What to do: Collect each line of the records containing the string "this".

Extracted material:
.....

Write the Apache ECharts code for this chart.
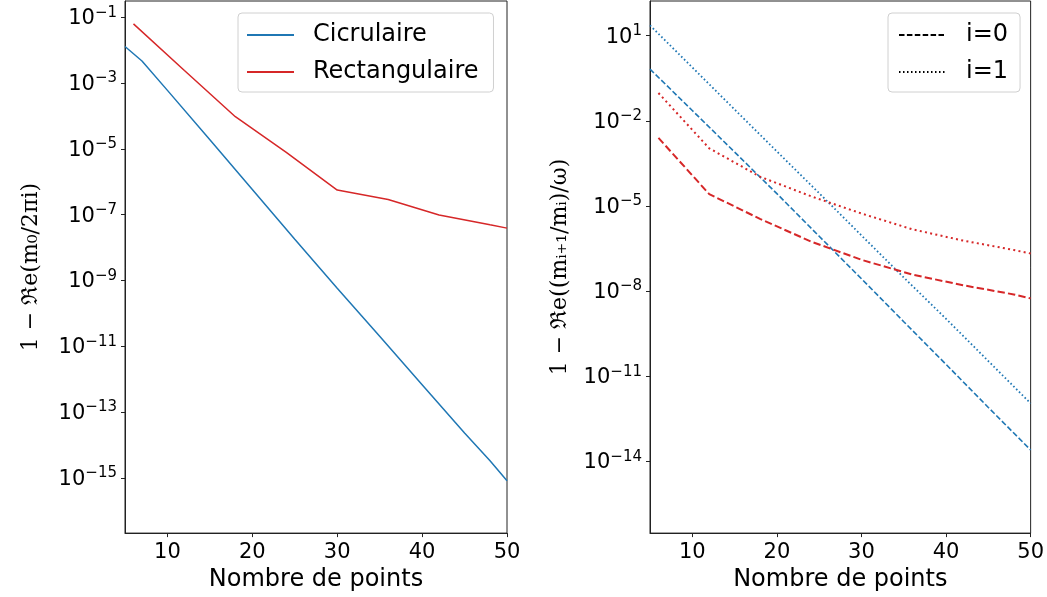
<!DOCTYPE html>
<html>
<head>
<meta charset="utf-8">
<script src="https://cdn.jsdelivr.net/npm/echarts@6/dist/echarts.min.js"></script>
<style>
html,body{margin:0;padding:0;background:#fff;}
#chart{width:1047px;height:597px;}
</style>
</head>
<body>
<div id="chart"></div>
<script>
// ---- data ----
const xTicks = [10, 20, 30, 40, 50];
const yTicksLeft = [1e-1, 1e-3, 1e-5, 1e-7, 1e-9, 1e-11, 1e-13, 1e-15];
const yTicksRight = [1e1, 1e-2, 1e-5, 1e-8, 1e-11, 1e-14];

// Left panel
const xCirc = [5, 6, 7, 10, 15, 20, 25, 30, 35, 40, 45, 48, 50];
const yCirc = [1.29e-2, 7.8e-3, 4.7e-3, 6.0e-4, 1.9e-5, 5.8e-7, 1.8e-8, 5.8e-10, 2.0e-11, 6.8e-13, 2.3e-14, 3.3e-15, 8.1e-16];
const xRect = [6, 12, 18, 24, 30, 36, 42, 48, 50];
const yRect = [6.3e-2, 2.4e-3, 9.5e-5, 7.8e-6, 5.6e-7, 2.9e-7, 9.8e-8, 4.9e-8, 3.9e-8];

// Right panel
const xCircR = [5, 10, 15, 20, 25, 30, 35, 40, 45, 50];
const yCirc0 = [0.66, 2.3e-2, 7.9e-4, 2.7e-5, 8.5e-7, 2.7e-8, 8.3e-10, 2.6e-11, 7.9e-13, 2.5e-14];
const yCirc1 = [23, 0.76, 2.5e-2, 8.3e-4, 2.8e-5, 9.1e-7, 3.0e-8, 1.05e-9, 3.4e-11, 1.1e-12];
const xRectR = [6, 12, 18, 24, 30, 36, 42, 48, 50];
const yRect0 = [2.5e-3, 2.6e-5, 3.5e-6, 5.6e-7, 1.26e-7, 3.8e-8, 1.6e-8, 7.6e-9, 5.5e-9];
const yRect1 = [9.5e-2, 1.07e-3, 1.07e-4, 2.2e-5, 5.4e-6, 1.5e-6, 6.0e-7, 2.8e-7, 2.1e-7];

const BLUE = '#1f77b4';
const RED = '#d62728';
const FONT = 'DejaVu Sans';

function zip(xs, ys) { return xs.map((x, i) => [x, ys[i]]); }

function powLabel(v) {
  const e = Math.round(Math.log10(v));
  return '{b|10}{s|' + (e < 0 ? '\u2212' : '') + Math.abs(e) + '}';
}
const powRich = {
  b: { fontSize: 21, fontFamily: FONT, color: '#000', lineHeight: 24, verticalAlign: 'bottom' },
  s: { fontSize: 15, fontFamily: FONT, color: '#000', lineHeight: 15, verticalAlign: 'top' }
};

function xAxisDef(gi) {
  return {
    type: 'value', gridIndex: gi, min: 5, max: 50,
    name: 'Nombre de points', nameLocation: 'middle', nameGap: 33,
    nameTextStyle: { fontSize: 24, fontFamily: FONT, color: '#000' },
    axisLine: { show: true, lineStyle: { color: '#222', width: 1 } },
    axisTick: { show: true, length: 4, customValues: xTicks, lineStyle: { color: '#222', width: 1 } },
    axisLabel: { customValues: xTicks, fontSize: 21, fontFamily: FONT, color: '#000', margin: 9 },
    splitLine: { show: false }
  };
}
function yAxisDef(gi, lo, hi, ticks, name, gap) {
  return {
    type: 'log', logBase: 10, gridIndex: gi, min: Math.pow(10, lo), max: Math.pow(10, hi),
    name: name, nameLocation: 'middle', nameGap: gap,
    nameTextStyle: { fontSize: 22, fontFamily: 'DejaVu Serif', color: '#000' },
    axisLine: { show: true, lineStyle: { color: '#222', width: 1 } },
    axisTick: { show: true, length: 4, customValues: ticks, lineStyle: { color: '#222', width: 1 } },
    axisLabel: { customValues: ticks, formatter: powLabel, rich: powRich, margin: 8 },
    splitLine: { show: false }
  };
}

const legendCommon = {
  orient: 'vertical', top: 13, itemGap: 13, itemHeight: 14,
  borderColor: '#d0d0d0', borderWidth: 1, borderRadius: 4, backgroundColor: 'rgba(255,255,255,0.8)',
  itemStyle: { opacity: 0 }
};

const chart = echarts.init(document.getElementById('chart'), null, { renderer: 'canvas' });
chart.setOption({
  animation: false,
  backgroundColor: '#fff',
  grid: [
    { left: 125, top: 1, width: 382, height: 533, show: true, borderColor: '#222', borderWidth: 1, backgroundColor: 'transparent' },
    { left: 650, top: 1, width: 382, height: 534, show: true, borderColor: '#222', borderWidth: 1, backgroundColor: 'transparent' }
  ],
  xAxis: [xAxisDef(0), xAxisDef(1)],
  yAxis: [
    yAxisDef(0, -16.68, -0.505, yTicksLeft, '1 \u2212 \u211Ce(m\u2080/2\u03C0i)', 83),
    yAxisDef(1, -16.53, 2.22, yTicksRight, '1 \u2212 \u211Ce((m\u1D62\u208A\u2081/m\u1D62)/\u03C9)', 79)
  ],
  legend: [
    Object.assign({}, legendCommon, {
      data: ['Cicrulaire', 'Rectangulaire'], left: 238,
      padding: [10, 15, 8, 8], itemWidth: 47,
      textStyle: { fontSize: 24, fontFamily: FONT, color: '#000', padding: [0, 0, 0, 14] }
    }),
    Object.assign({}, legendCommon, {
      data: ['i=0', 'i=1'], left: 888,
      padding: [10, 12, 8, 10], itemWidth: 46,
      textStyle: { fontSize: 24, fontFamily: FONT, color: '#000', padding: [0, 0, 0, 16] }
    })
  ],
  series: [
    { name: 'Cicrulaire', type: 'line', xAxisIndex: 0, yAxisIndex: 0, data: zip(xCirc, yCirc),
      symbol: 'none', showSymbol: false, color: BLUE, lineStyle: { color: BLUE, width: 1.5 } },
    { name: 'Rectangulaire', type: 'line', xAxisIndex: 0, yAxisIndex: 0, data: zip(xRect, yRect),
      symbol: 'none', showSymbol: false, color: RED, lineStyle: { color: RED, width: 1.5 } },

    { name: 'circ i=0', type: 'line', xAxisIndex: 1, yAxisIndex: 1, data: zip(xCircR, yCirc0),
      symbol: 'none', showSymbol: false, color: BLUE, lineStyle: { color: BLUE, width: 1.6, type: [5.5, 2.4] } },
    { name: 'circ i=1', type: 'line', xAxisIndex: 1, yAxisIndex: 1, data: zip(xCircR, yCirc1),
      symbol: 'none', showSymbol: false, color: BLUE, lineStyle: { color: BLUE, width: 1.8, type: [1.6, 2.4] } },
    { name: 'rect i=0', type: 'line', xAxisIndex: 1, yAxisIndex: 1, data: zip(xRectR, yRect0),
      symbol: 'none', showSymbol: false, color: RED, lineStyle: { color: RED, width: 2, type: [7.4, 3.2] } },
    { name: 'rect i=1', type: 'line', xAxisIndex: 1, yAxisIndex: 1, data: zip(xRectR, yRect1),
      symbol: 'none', showSymbol: false, color: RED, lineStyle: { color: RED, width: 2, type: [2, 3.3] } },

    { name: 'i=0', type: 'line', xAxisIndex: 1, yAxisIndex: 1, data: [],
      symbol: 'none', color: '#000', lineStyle: { color: '#000', width: 1.5, type: [5.5, 2.4] } },
    { name: 'i=1', type: 'line', xAxisIndex: 1, yAxisIndex: 1, data: [],
      symbol: 'none', color: '#000', lineStyle: { color: '#000', width: 1.5, type: [1.5, 2.5] } }
  ]
});
</script>
</body>
</html>
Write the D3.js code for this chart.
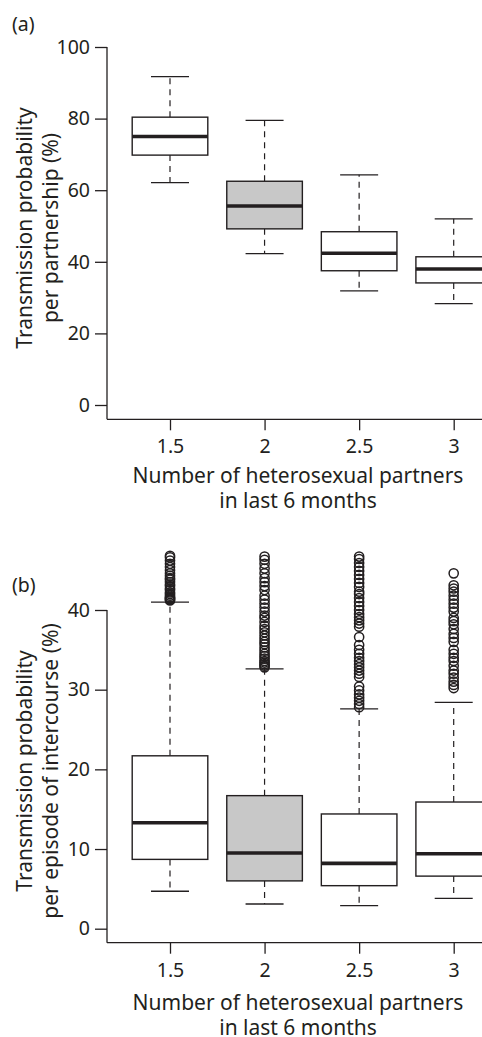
<!DOCTYPE html>
<html><head><meta charset="utf-8">
<script src="https://cdn.jsdelivr.net/npm/d3@7"></script>
<style>html,body{margin:0;padding:0;background:#fff;overflow:hidden}</style>
</head><body>
<script>
// ---- data ----
const categories = [1.5, 2, 2.5, 3];
const xTickLabels = ["1.5", "2", "2.5", "3"];
const fillsA = ["#ffffff", "#c8c8c8", "#ffffff", "#ffffff"];

// Panel (a): transmission probability per partnership (%)
const aWhiskerLow = [62.1, 42.3, 31.9, 28.3];
const aQ1         = [69.8, 49.2, 37.5, 34.1];
const aMedian     = [75.0, 55.6, 42.4, 38.0];
const aQ3         = [80.4, 62.5, 48.4, 41.4];
const aWhiskerHigh= [91.7, 79.5, 64.3, 52.0];
const aYTicks = [0, 20, 40, 60, 80, 100];

// Panel (b): transmission probability per episode of intercourse (%)
const bWhiskerLow = [4.7, 3.1, 2.9, 3.8];
const bQ1         = [8.7, 6.0, 5.4, 6.6];
const bMedian     = [13.3, 9.5, 8.2, 9.4];
const bQ3         = [21.7, 16.7, 14.4, 15.9];
const bWhiskerHigh= [41.0, 32.6, 27.6, 28.4];
const bYTicks = [0, 10, 20, 30, 40];
const bOutliers15 = [41.2,41.3,41.4,41.5,41.6,41.8,42.0,42.2,42.5,42.7,43.0,43.2,43.5,43.8,44.0,44.3,44.6,45.0,45.4,45.8,46.2,46.6,46.8];
const bOutliers2  = [32.8,33.0,33.2,33.4,33.6,33.9,34.2,34.5,34.9,35.3,35.7,36.0,36.4,36.8,37.2,37.6,38.0,38.5,39.0,39.3,39.8,40.3,40.8,41.3,41.8,42.5,43.0,43.5,44.0,44.6,45.2,45.8,46.3,46.7];
const bOutliers25 = [27.8,28.2,28.6,29.0,29.4,29.9,30.4,31.6,32.0,32.4,32.8,33.2,33.6,34.0,34.5,35.0,35.6,36.6,37.9,38.3,38.7,39.1,39.5,40.0,40.5,41.0,41.5,42.0,42.3,42.9,43.4,43.9,44.4,44.9,45.4,45.9,46.4,46.7];
const bOutliers3  = [30.2,30.6,31.0,31.5,32.0,32.4,33.0,33.6,34.0,34.5,35.0,36.0,36.5,37.0,37.6,38.2,38.6,39.0,39.8,40.3,40.8,41.3,41.8,42.3,42.7,43.1,44.6];
const bOutliers = [bOutliers15, bOutliers2, bOutliers25, bOutliers3];

const xLabelLines = ["Number of heterosexual partners", "in last 6 months"];
const aYLabelLines = ["Transmission probability", "per partnership (%)"];
const bYLabelLines = ["Transmission probability", "per episode of intercourse (%)"];

// ---- drawing ----
const W = 482, H = 1037;
const FONT = "'Noto Sans', 'Open Sans', sans-serif";
const INK = "#231f20";
const svg = d3.select("body").append("svg").attr("width", W).attr("height", H)
  .style("font-family", FONT);

const x = d3.scaleLinear().domain([1.5, 3]).range([170, 453.7]);
const boxHalf = 37.8, capHalf = 19;
const axisX = 107;
const TICKFS = "19.5px", TITLEFS = "21px";

function panel(opt) {
  const g = svg.append("g");
  const y = d3.scaleLinear().domain([opt.ticks[0], opt.ticks[opt.ticks.length-1]]).range(opt.yRange);
  // y axis
  const yAxis = d3.axisLeft(y).tickValues(opt.ticks).tickSize(12).tickPadding(5).tickSizeOuter(0);
  const ya = g.append("g").attr("transform", `translate(${axisX},0)`).call(yAxis);
  ya.select(".domain").remove();
  ya.append("line").attr("x1", 0).attr("x2", 0).attr("y1", y(opt.ticks[opt.ticks.length-1])).attr("y2", opt.bottom)
    .attr("stroke", INK).attr("stroke-width", 1.3);
  // x axis
  const xAxis = d3.axisBottom(x).tickValues(categories).tickFormat((d,i) => xTickLabels[i]).tickSize(11).tickPadding(9).tickSizeOuter(0);
  const xa = g.append("g").attr("transform", `translate(0,${opt.bottom})`).call(xAxis);
  xa.select(".domain").remove();
  xa.append("line").attr("x1", axisX).attr("x2", W + 20).attr("y1", 0).attr("y2", 0)
    .attr("stroke", INK).attr("stroke-width", 1.3);
  [ya, xa].forEach(a => {
    a.selectAll(".tick line").attr("stroke", INK).attr("stroke-width", 1.3);
    a.selectAll(".tick text").attr("fill", INK).style("font-family", FONT).style("font-size", TICKFS);
  });

  // boxes
  categories.forEach((c, i) => {
    const cx = x(c);
    const bg = g.append("g");
    bg.append("line").attr("x1", cx).attr("x2", cx).attr("y1", y(opt.q3[i])).attr("y2", y(opt.hi[i]))
      .attr("stroke", INK).attr("stroke-width", 1.2).attr("stroke-dasharray", "6,5");
    bg.append("line").attr("x1", cx).attr("x2", cx).attr("y1", y(opt.q1[i])).attr("y2", y(opt.lo[i]))
      .attr("stroke", INK).attr("stroke-width", 1.2).attr("stroke-dasharray", "6,5");
    [opt.hi[i], opt.lo[i]].forEach(v => {
      bg.append("line").attr("x1", cx - capHalf).attr("x2", cx + capHalf).attr("y1", y(v)).attr("y2", y(v))
        .attr("stroke", INK).attr("stroke-width", 1.3);
    });
    bg.append("rect").attr("x", cx - boxHalf).attr("width", 2*boxHalf)
      .attr("y", y(opt.q3[i])).attr("height", y(opt.q1[i]) - y(opt.q3[i]))
      .attr("fill", fillsA[i]).attr("stroke", INK).attr("stroke-width", 1.4);
    bg.append("line").attr("x1", cx - boxHalf).attr("x2", cx + boxHalf).attr("y1", y(opt.med[i])).attr("y2", y(opt.med[i]))
      .attr("stroke", INK).attr("stroke-width", 3.6);
    if (opt.out) {
      bg.selectAll("circle.o").data(opt.out[i]).enter().append("circle")
        .attr("cx", cx).attr("cy", d => y(d)).attr("r", 4.6)
        .attr("fill", "none").attr("stroke", INK).attr("stroke-width", 1.5);
    }
  });

  // panel letter
  g.append("text").attr("x", 12).attr("y", opt.letterY).text(opt.letter)
    .attr("fill", INK).style("font-size", TICKFS);
  // y label
  const yl = g.append("text").attr("transform", `translate(0,${opt.yLabelMid}) rotate(-90)`)
    .attr("text-anchor", "middle").attr("fill", INK).style("font-size", TITLEFS);
  opt.yLabel.forEach((t, k) => yl.append("tspan").attr("x", 0).attr("y", [32, 58][k]).text(t));
  // x label
  xLabelLines.forEach((t, k) => {
    g.append("text").attr("x", 298).attr("y", opt.xLabelY + k * 25).attr("text-anchor", "middle")
      .attr("fill", INK).style("font-size", TITLEFS).text(t);
  });
}

panel({
  ticks: aYTicks, yRange: [405, 47], bottom: 419.3,
  q1: aQ1, q3: aQ3, med: aMedian, lo: aWhiskerLow, hi: aWhiskerHigh,
  letter: "(a)", letterY: 31, yLabel: aYLabelLines, yLabelMid: 228, xLabelY: 483
});
panel({
  ticks: bYTicks, yRange: [928.7, 610], bottom: 942.7,
  q1: bQ1, q3: bQ3, med: bMedian, lo: bWhiskerLow, hi: bWhiskerHigh, out: bOutliers,
  letter: "(b)", letterY: 592, yLabel: bYLabelLines, yLabelMid: 771, xLabelY: 1010
});
</script>
</body></html>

.....

Answer for the task:
Write the Apache ECharts code for this chart.
Write the D3.js code for this chart.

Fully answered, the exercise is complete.